┌──

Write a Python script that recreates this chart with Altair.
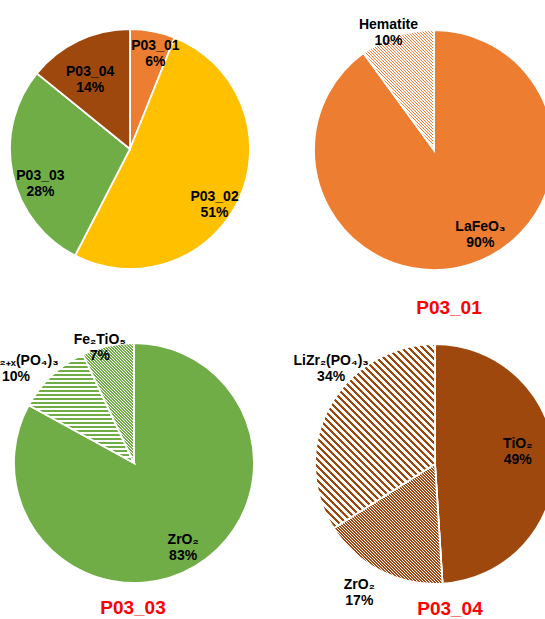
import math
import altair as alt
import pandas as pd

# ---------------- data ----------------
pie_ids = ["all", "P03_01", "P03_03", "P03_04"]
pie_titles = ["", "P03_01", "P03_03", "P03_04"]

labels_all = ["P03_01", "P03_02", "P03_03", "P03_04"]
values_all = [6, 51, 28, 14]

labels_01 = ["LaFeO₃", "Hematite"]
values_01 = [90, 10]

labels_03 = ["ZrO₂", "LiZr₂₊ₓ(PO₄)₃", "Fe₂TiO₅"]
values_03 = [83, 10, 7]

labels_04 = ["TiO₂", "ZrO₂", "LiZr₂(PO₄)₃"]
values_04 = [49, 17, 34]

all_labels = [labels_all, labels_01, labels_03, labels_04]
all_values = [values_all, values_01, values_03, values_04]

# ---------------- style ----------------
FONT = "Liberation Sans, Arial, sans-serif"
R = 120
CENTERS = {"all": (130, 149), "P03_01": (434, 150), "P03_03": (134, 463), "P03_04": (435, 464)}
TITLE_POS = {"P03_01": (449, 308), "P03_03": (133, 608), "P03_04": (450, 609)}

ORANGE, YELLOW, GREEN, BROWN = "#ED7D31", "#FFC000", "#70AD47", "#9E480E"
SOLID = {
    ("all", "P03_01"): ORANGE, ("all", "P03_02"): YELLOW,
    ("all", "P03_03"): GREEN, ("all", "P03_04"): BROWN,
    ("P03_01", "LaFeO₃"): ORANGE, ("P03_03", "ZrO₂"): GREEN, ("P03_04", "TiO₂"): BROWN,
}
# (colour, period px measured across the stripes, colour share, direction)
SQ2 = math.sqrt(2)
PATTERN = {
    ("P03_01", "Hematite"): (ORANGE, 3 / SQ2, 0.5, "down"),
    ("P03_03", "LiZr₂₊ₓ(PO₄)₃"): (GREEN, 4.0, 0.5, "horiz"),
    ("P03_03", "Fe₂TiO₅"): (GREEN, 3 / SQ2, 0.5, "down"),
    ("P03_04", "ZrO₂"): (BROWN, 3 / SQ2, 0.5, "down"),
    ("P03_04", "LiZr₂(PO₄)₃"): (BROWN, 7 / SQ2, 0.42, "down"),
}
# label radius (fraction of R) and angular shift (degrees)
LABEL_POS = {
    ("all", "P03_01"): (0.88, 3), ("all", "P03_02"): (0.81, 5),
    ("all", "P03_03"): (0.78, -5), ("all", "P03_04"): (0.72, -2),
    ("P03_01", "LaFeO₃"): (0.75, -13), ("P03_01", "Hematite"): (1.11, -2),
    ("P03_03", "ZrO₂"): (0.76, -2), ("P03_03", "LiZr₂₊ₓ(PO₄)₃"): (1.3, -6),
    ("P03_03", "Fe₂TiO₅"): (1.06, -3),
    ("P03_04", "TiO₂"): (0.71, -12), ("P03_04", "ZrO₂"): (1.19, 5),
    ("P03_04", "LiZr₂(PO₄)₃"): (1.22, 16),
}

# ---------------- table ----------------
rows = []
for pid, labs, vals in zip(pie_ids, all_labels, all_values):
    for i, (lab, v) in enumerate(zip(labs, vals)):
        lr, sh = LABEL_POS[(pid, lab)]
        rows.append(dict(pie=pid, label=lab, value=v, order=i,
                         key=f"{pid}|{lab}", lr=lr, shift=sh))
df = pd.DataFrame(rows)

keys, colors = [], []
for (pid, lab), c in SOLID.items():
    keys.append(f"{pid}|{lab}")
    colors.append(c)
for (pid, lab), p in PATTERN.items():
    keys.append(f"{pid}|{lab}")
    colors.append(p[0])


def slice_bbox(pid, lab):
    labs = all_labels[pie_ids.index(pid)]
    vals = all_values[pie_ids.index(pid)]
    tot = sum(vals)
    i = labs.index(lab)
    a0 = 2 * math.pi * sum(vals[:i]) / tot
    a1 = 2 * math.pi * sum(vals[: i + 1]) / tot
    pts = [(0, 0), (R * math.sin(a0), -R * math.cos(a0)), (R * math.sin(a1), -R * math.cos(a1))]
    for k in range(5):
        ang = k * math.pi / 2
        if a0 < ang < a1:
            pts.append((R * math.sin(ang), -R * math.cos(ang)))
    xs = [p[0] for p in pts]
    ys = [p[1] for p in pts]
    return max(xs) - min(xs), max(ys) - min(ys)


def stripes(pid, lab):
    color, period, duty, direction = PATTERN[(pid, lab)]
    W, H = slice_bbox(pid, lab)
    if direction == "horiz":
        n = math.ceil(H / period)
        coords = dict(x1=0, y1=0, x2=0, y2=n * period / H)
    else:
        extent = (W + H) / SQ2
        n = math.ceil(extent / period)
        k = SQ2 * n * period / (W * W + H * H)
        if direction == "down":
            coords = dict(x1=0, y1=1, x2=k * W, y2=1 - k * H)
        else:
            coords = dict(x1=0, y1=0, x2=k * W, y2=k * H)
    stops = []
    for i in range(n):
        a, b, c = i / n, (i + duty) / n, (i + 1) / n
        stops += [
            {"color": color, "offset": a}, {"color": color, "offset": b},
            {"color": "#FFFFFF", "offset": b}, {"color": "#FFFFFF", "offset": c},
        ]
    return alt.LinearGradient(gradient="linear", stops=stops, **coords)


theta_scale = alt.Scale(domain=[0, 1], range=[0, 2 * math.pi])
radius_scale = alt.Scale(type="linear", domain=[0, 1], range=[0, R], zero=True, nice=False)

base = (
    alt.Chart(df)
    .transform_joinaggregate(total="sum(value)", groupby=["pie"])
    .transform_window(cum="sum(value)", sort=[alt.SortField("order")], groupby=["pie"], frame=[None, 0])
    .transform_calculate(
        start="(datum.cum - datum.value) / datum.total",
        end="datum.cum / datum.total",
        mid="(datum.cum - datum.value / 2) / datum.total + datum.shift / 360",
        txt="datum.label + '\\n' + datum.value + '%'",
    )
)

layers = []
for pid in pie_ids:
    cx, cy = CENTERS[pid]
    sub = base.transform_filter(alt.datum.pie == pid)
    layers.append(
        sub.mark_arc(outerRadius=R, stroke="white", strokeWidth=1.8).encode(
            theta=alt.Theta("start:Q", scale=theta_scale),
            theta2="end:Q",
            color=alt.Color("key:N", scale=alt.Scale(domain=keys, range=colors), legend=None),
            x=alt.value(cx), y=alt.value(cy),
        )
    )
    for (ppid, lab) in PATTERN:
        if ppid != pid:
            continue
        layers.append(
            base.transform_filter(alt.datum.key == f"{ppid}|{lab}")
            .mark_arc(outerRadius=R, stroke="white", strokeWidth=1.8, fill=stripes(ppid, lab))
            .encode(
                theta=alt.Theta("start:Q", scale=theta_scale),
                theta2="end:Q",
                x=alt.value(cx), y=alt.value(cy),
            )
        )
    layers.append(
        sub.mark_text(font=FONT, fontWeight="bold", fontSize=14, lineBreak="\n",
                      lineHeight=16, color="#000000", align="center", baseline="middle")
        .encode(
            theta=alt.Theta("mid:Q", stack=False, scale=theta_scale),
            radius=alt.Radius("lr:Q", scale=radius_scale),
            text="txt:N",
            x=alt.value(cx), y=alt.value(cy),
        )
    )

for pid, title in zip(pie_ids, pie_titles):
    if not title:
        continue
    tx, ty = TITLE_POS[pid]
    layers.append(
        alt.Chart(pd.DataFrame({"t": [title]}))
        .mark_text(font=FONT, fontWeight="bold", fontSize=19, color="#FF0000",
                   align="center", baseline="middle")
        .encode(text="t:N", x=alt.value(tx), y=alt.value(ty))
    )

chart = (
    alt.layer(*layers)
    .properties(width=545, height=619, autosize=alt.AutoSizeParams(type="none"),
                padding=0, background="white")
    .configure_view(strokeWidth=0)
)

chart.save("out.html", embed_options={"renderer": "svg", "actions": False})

└──

WHAT THE EXERCISE ASKS | Retype the whole listing exactly and leave the pictures out.

TASK RESPONSE |
Write a Python script that recreates this chart with Altair.
import math
import altair as alt
import pandas as pd

# ---------------- data ----------------
pie_ids = ["all", "P03_01", "P03_03", "P03_04"]
pie_titles = ["", "P03_01", "P03_03", "P03_04"]

labels_all = ["P03_01", "P03_02", "P03_03", "P03_04"]
values_all = [6, 51, 28, 14]

labels_01 = ["LaFeO₃", "Hematite"]
values_01 = [90, 10]

labels_03 = ["ZrO₂", "LiZr₂₊ₓ(PO₄)₃", "Fe₂TiO₅"]
values_03 = [83, 10, 7]

labels_04 = ["TiO₂", "ZrO₂", "LiZr₂(PO₄)₃"]
values_04 = [49, 17, 34]

all_labels = [labels_all, labels_01, labels_03, labels_04]
all_values = [values_all, values_01, values_03, values_04]

# ---------------- style ----------------
FONT = "Liberation Sans, Arial, sans-serif"
R = 120
CENTERS = {"all": (130, 149), "P03_01": (434, 150), "P03_03": (134, 463), "P03_04": (435, 464)}
TITLE_POS = {"P03_01": (449, 308), "P03_03": (133, 608), "P03_04": (450, 609)}

ORANGE, YELLOW, GREEN, BROWN = "#ED7D31", "#FFC000", "#70AD47", "#9E480E"
SOLID = {
    ("all", "P03_01"): ORANGE, ("all", "P03_02"): YELLOW,
    ("all", "P03_03"): GREEN, ("all", "P03_04"): BROWN,
    ("P03_01", "LaFeO₃"): ORANGE, ("P03_03", "ZrO₂"): GREEN, ("P03_04", "TiO₂"): BROWN,
}
# (colour, period px measured across the stripes, colour share, direction)
SQ2 = math.sqrt(2)
PATTERN = {
    ("P03_01", "Hematite"): (ORANGE, 3 / SQ2, 0.5, "down"),
    ("P03_03", "LiZr₂₊ₓ(PO₄)₃"): (GREEN, 4.0, 0.5, "horiz"),
    ("P03_03", "Fe₂TiO₅"): (GREEN, 3 / SQ2, 0.5, "down"),
    ("P03_04", "ZrO₂"): (BROWN, 3 / SQ2, 0.5, "down"),
    ("P03_04", "LiZr₂(PO₄)₃"): (BROWN, 7 / SQ2, 0.42, "down"),
}
# label radius (fraction of R) and angular shift (degrees)
LABEL_POS = {
    ("all", "P03_01"): (0.88, 3), ("all", "P03_02"): (0.81, 5),
    ("all", "P03_03"): (0.78, -5), ("all", "P03_04"): (0.72, -2),
    ("P03_01", "LaFeO₃"): (0.75, -13), ("P03_01", "Hematite"): (1.11, -2),
    ("P03_03", "ZrO₂"): (0.76, -2), ("P03_03", "LiZr₂₊ₓ(PO₄)₃"): (1.3, -6),
    ("P03_03", "Fe₂TiO₅"): (1.06, -3),
    ("P03_04", "TiO₂"): (0.71, -12), ("P03_04", "ZrO₂"): (1.19, 5),
    ("P03_04", "LiZr₂(PO₄)₃"): (1.22, 16),
}

# ---------------- table ----------------
rows = []
for pid, labs, vals in zip(pie_ids, all_labels, all_values):
    for i, (lab, v) in enumerate(zip(labs, vals)):
        lr, sh = LABEL_POS[(pid, lab)]
        rows.append(dict(pie=pid, label=lab, value=v, order=i,
                         key=f"{pid}|{lab}", lr=lr, shift=sh))
df = pd.DataFrame(rows)

keys, colors = [], []
for (pid, lab), c in SOLID.items():
    keys.append(f"{pid}|{lab}")
    colors.append(c)
for (pid, lab), p in PATTERN.items():
    keys.append(f"{pid}|{lab}")
    colors.append(p[0])


def slice_bbox(pid, lab):
    labs = all_labels[pie_ids.index(pid)]
    vals = all_values[pie_ids.index(pid)]
    tot = sum(vals)
    i = labs.index(lab)
    a0 = 2 * math.pi * sum(vals[:i]) / tot
    a1 = 2 * math.pi * sum(vals[: i + 1]) / tot
    pts = [(0, 0), (R * math.sin(a0), -R * math.cos(a0)), (R * math.sin(a1), -R * math.cos(a1))]
    for k in range(5):
        ang = k * math.pi / 2
        if a0 < ang < a1:
            pts.append((R * math.sin(ang), -R * math.cos(ang)))
    xs = [p[0] for p in pts]
    ys = [p[1] for p in pts]
    return max(xs) - min(xs), max(ys) - min(ys)


def stripes(pid, lab):
    color, period, duty, direction = PATTERN[(pid, lab)]
    W, H = slice_bbox(pid, lab)
    if direction == "horiz":
        n = math.ceil(H / period)
        coords = dict(x1=0, y1=0, x2=0, y2=n * period / H)
    else:
        extent = (W + H) / SQ2
        n = math.ceil(extent / period)
        k = SQ2 * n * period / (W * W + H * H)
        if direction == "down":
            coords = dict(x1=0, y1=1, x2=k * W, y2=1 - k * H)
        else:
            coords = dict(x1=0, y1=0, x2=k * W, y2=k * H)
    stops = []
    for i in range(n):
        a, b, c = i / n, (i + duty) / n, (i + 1) / n
        stops += [
            {"color": color, "offset": a}, {"color": color, "offset": b},
            {"color": "#FFFFFF", "offset": b}, {"color": "#FFFFFF", "offset": c},
        ]
    return alt.LinearGradient(gradient="linear", stops=stops, **coords)


theta_scale = alt.Scale(domain=[0, 1], range=[0, 2 * math.pi])
radius_scale = alt.Scale(type="linear", domain=[0, 1], range=[0, R], zero=True, nice=False)

base = (
    alt.Chart(df)
    .transform_joinaggregate(total="sum(value)", groupby=["pie"])
    .transform_window(cum="sum(value)", sort=[alt.SortField("order")], groupby=["pie"], frame=[None, 0])
    .transform_calculate(
        start="(datum.cum - datum.value) / datum.total",
        end="datum.cum / datum.total",
        mid="(datum.cum - datum.value / 2) / datum.total + datum.shift / 360",
        txt="datum.label + '\\n' + datum.value + '%'",
    )
)

layers = []
for pid in pie_ids:
    cx, cy = CENTERS[pid]
    sub = base.transform_filter(alt.datum.pie == pid)
    layers.append(
        sub.mark_arc(outerRadius=R, stroke="white", strokeWidth=1.8).encode(
            theta=alt.Theta("start:Q", scale=theta_scale),
            theta2="end:Q",
            color=alt.Color("key:N", scale=alt.Scale(domain=keys, range=colors), legend=None),
            x=alt.value(cx), y=alt.value(cy),
        )
    )
    for (ppid, lab) in PATTERN:
        if ppid != pid:
            continue
        layers.append(
            base.transform_filter(alt.datum.key == f"{ppid}|{lab}")
            .mark_arc(outerRadius=R, stroke="white", strokeWidth=1.8, fill=stripes(ppid, lab))
            .encode(
                theta=alt.Theta("start:Q", scale=theta_scale),
                theta2="end:Q",
                x=alt.value(cx), y=alt.value(cy),
            )
        )
    layers.append(
        sub.mark_text(font=FONT, fontWeight="bold", fontSize=14, lineBreak="\n",
                      lineHeight=16, color="#000000", align="center", baseline="middle")
        .encode(
            theta=alt.Theta("mid:Q", stack=False, scale=theta_scale),
            radius=alt.Radius("lr:Q", scale=radius_scale),
            text="txt:N",
            x=alt.value(cx), y=alt.value(cy),
        )
    )

for pid, title in zip(pie_ids, pie_titles):
    if not title:
        continue
    tx, ty = TITLE_POS[pid]
    layers.append(
        alt.Chart(pd.DataFrame({"t": [title]}))
        .mark_text(font=FONT, fontWeight="bold", fontSize=19, color="#FF0000",
                   align="center", baseline="middle")
        .encode(text="t:N", x=alt.value(tx), y=alt.value(ty))
    )

chart = (
    alt.layer(*layers)
    .properties(width=545, height=619, autosize=alt.AutoSizeParams(type="none"),
                padding=0, background="white")
    .configure_view(strokeWidth=0)
)

chart.save("out.html", embed_options={"renderer": "svg", "actions": False})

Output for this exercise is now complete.